======== Dataset extract

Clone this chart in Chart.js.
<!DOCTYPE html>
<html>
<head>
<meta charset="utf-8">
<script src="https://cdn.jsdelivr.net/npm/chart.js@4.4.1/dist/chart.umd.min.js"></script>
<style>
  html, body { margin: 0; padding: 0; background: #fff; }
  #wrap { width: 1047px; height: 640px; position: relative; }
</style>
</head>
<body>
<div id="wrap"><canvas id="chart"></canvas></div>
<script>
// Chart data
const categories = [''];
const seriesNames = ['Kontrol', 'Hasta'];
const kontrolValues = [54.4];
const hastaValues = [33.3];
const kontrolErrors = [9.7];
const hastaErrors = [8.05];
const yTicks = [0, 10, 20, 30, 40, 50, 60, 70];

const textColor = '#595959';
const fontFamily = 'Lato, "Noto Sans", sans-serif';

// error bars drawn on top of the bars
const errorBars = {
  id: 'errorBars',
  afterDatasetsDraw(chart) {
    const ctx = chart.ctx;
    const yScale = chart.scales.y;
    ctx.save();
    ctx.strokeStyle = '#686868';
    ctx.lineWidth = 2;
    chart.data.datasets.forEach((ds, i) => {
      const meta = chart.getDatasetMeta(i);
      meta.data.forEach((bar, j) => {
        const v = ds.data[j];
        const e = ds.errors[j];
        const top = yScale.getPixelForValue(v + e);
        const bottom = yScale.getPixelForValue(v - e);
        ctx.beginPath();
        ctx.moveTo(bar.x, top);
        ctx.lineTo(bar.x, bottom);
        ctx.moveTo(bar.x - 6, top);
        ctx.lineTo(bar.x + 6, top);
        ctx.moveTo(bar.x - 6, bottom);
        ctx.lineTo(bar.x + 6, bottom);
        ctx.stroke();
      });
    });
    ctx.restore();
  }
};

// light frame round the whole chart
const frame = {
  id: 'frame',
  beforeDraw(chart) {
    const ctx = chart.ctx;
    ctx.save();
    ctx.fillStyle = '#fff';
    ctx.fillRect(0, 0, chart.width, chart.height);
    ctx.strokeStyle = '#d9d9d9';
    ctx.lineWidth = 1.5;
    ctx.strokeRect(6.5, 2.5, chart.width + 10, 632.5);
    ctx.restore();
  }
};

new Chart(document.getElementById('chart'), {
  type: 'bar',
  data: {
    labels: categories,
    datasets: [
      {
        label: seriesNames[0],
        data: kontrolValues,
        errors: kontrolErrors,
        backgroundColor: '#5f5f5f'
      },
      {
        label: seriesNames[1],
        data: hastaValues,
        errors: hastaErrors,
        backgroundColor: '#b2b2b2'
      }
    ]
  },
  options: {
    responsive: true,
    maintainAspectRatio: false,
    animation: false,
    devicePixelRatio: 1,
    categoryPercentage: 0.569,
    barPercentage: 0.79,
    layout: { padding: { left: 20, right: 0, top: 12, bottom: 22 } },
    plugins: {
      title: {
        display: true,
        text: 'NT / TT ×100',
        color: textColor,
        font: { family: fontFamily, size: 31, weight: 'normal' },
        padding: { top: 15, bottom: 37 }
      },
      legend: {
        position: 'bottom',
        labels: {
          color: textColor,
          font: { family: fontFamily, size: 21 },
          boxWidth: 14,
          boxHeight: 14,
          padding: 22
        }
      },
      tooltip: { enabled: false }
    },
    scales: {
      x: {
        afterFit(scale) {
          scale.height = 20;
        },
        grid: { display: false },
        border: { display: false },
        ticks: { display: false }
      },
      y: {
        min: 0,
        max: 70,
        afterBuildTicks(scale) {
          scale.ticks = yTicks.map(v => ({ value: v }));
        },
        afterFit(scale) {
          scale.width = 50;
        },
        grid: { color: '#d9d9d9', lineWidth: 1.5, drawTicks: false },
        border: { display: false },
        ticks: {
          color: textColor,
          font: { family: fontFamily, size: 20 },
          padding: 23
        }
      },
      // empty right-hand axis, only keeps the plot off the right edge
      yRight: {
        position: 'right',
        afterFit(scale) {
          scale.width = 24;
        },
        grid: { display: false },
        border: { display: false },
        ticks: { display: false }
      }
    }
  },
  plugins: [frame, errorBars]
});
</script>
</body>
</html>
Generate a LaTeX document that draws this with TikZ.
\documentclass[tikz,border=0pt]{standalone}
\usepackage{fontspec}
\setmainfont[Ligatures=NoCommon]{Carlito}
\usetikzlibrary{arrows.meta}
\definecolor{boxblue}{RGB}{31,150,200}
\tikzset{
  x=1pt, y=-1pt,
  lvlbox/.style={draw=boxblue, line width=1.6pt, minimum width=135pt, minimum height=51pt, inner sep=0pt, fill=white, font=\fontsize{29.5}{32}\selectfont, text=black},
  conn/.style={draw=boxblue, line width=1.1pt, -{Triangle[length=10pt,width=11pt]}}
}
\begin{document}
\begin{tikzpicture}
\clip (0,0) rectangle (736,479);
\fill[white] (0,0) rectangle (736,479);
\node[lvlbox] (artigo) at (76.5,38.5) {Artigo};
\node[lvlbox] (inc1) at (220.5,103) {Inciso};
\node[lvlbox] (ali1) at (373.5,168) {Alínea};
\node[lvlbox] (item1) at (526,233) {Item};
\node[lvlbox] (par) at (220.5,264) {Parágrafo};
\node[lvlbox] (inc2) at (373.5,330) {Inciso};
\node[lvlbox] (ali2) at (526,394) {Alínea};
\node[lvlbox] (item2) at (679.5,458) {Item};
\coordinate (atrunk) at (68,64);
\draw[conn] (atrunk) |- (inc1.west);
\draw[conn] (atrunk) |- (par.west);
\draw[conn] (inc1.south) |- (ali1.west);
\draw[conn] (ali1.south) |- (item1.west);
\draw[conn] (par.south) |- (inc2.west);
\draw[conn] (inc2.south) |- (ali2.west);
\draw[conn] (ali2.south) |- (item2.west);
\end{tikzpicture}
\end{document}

================

* **What is being asked**
Return a word-for-word copy of the lines from the beginning of the listing to the line holding "const yTicks = [0, 10, 20, 30, 40, 50, 60, 70];", both kept.

* **Answer to the task**
Clone this chart in Chart.js.
<!DOCTYPE html>
<html>
<head>
<meta charset="utf-8">
<script src="https://cdn.jsdelivr.net/npm/chart.js@4.4.1/dist/chart.umd.min.js"></script>
<style>
  html, body { margin: 0; padding: 0; background: #fff; }
  #wrap { width: 1047px; height: 640px; position: relative; }
</style>
</head>
<body>
<div id="wrap"><canvas id="chart"></canvas></div>
<script>
// Chart data
const categories = [''];
const seriesNames = ['Kontrol', 'Hasta'];
const kontrolValues = [54.4];
const hastaValues = [33.3];
const kontrolErrors = [9.7];
const hastaErrors = [8.05];
const yTicks = [0, 10, 20, 30, 40, 50, 60, 70];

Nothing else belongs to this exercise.